Raw records
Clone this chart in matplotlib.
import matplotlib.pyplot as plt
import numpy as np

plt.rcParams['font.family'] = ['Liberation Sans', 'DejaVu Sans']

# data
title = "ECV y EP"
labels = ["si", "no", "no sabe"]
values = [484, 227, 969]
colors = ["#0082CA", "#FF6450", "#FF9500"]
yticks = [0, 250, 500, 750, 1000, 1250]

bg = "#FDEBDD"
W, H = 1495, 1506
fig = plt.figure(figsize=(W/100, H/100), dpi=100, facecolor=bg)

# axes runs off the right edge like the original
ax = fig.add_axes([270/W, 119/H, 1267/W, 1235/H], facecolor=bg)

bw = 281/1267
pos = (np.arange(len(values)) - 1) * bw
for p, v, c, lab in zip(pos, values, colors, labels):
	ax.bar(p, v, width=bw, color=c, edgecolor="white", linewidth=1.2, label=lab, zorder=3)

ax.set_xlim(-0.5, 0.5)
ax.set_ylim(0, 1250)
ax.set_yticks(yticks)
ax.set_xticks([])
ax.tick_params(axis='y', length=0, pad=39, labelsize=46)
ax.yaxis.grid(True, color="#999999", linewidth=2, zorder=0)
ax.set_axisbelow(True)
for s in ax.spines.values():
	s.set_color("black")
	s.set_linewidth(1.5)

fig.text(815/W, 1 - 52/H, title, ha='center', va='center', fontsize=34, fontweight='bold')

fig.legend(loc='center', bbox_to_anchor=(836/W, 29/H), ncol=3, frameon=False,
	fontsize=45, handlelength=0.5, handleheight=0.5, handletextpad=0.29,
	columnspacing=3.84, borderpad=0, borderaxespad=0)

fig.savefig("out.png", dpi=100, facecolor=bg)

--

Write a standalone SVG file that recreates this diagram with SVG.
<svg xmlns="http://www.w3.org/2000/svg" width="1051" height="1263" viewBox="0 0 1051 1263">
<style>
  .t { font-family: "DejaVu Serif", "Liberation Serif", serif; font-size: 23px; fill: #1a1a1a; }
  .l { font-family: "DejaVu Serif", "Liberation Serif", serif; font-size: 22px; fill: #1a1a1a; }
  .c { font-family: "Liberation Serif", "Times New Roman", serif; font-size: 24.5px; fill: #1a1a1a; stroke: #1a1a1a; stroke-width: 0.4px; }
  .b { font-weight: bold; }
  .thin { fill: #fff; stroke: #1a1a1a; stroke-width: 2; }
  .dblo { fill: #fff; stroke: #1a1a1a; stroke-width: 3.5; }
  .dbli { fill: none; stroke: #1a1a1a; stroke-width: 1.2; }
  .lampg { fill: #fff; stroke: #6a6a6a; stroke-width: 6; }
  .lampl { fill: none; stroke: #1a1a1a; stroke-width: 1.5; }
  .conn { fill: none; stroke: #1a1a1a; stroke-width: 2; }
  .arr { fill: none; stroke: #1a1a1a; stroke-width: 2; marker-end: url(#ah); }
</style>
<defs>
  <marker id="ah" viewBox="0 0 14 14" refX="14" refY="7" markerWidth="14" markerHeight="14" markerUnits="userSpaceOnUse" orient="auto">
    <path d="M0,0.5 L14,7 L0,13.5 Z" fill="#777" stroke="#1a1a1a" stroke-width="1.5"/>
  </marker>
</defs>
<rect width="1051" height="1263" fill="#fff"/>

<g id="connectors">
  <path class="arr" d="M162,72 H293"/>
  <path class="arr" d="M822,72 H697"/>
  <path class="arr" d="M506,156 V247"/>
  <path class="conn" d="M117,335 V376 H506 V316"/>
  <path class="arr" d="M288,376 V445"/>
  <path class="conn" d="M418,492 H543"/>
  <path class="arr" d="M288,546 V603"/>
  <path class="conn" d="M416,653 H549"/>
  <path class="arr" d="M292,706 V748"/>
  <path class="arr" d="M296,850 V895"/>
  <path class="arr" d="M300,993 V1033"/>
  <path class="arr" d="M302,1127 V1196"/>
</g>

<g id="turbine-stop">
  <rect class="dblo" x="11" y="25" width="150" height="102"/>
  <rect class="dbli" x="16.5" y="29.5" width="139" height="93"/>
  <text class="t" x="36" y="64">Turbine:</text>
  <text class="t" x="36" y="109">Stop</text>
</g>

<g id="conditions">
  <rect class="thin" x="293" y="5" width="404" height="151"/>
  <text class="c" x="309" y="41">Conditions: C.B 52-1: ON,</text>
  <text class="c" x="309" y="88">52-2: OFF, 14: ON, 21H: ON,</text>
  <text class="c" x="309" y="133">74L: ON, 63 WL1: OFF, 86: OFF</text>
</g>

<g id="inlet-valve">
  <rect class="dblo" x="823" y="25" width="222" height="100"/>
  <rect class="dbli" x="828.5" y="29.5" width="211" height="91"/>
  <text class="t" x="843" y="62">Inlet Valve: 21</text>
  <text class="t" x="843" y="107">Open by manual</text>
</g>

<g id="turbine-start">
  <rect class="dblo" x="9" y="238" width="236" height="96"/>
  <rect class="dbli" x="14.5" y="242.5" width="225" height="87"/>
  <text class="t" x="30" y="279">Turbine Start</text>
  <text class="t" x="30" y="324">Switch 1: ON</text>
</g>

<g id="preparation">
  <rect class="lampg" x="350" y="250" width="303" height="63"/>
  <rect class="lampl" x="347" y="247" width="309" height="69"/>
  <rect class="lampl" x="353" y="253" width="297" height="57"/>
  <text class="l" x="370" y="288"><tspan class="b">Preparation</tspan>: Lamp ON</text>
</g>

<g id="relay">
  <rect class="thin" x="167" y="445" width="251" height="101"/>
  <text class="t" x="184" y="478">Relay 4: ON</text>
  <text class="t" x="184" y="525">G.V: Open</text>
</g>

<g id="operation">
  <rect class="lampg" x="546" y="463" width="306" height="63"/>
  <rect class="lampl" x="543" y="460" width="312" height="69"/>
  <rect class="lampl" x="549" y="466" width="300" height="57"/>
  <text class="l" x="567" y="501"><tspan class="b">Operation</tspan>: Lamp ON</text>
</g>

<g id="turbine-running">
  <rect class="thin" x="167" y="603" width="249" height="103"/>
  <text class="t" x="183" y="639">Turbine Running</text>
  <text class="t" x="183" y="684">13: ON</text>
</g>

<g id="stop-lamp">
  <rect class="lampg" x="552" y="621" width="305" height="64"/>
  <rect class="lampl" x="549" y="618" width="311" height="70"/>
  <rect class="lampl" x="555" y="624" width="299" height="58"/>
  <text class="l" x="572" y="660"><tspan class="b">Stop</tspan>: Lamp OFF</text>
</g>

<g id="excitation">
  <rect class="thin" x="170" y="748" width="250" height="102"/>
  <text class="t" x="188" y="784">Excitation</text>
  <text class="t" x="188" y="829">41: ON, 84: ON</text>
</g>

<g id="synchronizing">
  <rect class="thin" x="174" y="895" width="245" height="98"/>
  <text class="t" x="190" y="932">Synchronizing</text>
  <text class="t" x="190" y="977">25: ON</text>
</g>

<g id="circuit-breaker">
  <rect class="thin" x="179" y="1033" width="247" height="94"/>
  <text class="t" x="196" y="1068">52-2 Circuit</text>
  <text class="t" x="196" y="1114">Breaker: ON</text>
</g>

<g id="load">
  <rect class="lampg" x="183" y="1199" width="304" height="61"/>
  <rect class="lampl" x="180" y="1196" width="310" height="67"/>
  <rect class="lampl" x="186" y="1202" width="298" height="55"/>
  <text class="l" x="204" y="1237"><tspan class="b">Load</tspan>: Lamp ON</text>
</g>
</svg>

AIM OF THE EXERCISE
Only the lines from the one containing "Clone this chart in matplotlib." through the one containing "linewidth=1.2, label=lab, zorder=3)" are to be extracted, exactly as they appear, with both ends included.

WRITTEN ANSWER
Clone this chart in matplotlib.
import matplotlib.pyplot as plt
import numpy as np

plt.rcParams['font.family'] = ['Liberation Sans', 'DejaVu Sans']

# data
title = "ECV y EP"
labels = ["si", "no", "no sabe"]
values = [484, 227, 969]
colors = ["#0082CA", "#FF6450", "#FF9500"]
yticks = [0, 250, 500, 750, 1000, 1250]

bg = "#FDEBDD"
W, H = 1495, 1506
fig = plt.figure(figsize=(W/100, H/100), dpi=100, facecolor=bg)

# axes runs off the right edge like the original
ax = fig.add_axes([270/W, 119/H, 1267/W, 1235/H], facecolor=bg)

bw = 281/1267
pos = (np.arange(len(values)) - 1) * bw
for p, v, c, lab in zip(pos, values, colors, labels):
	ax.bar(p, v, width=bw, color=c, edgecolor="white", linewidth=1.2, label=lab, zorder=3)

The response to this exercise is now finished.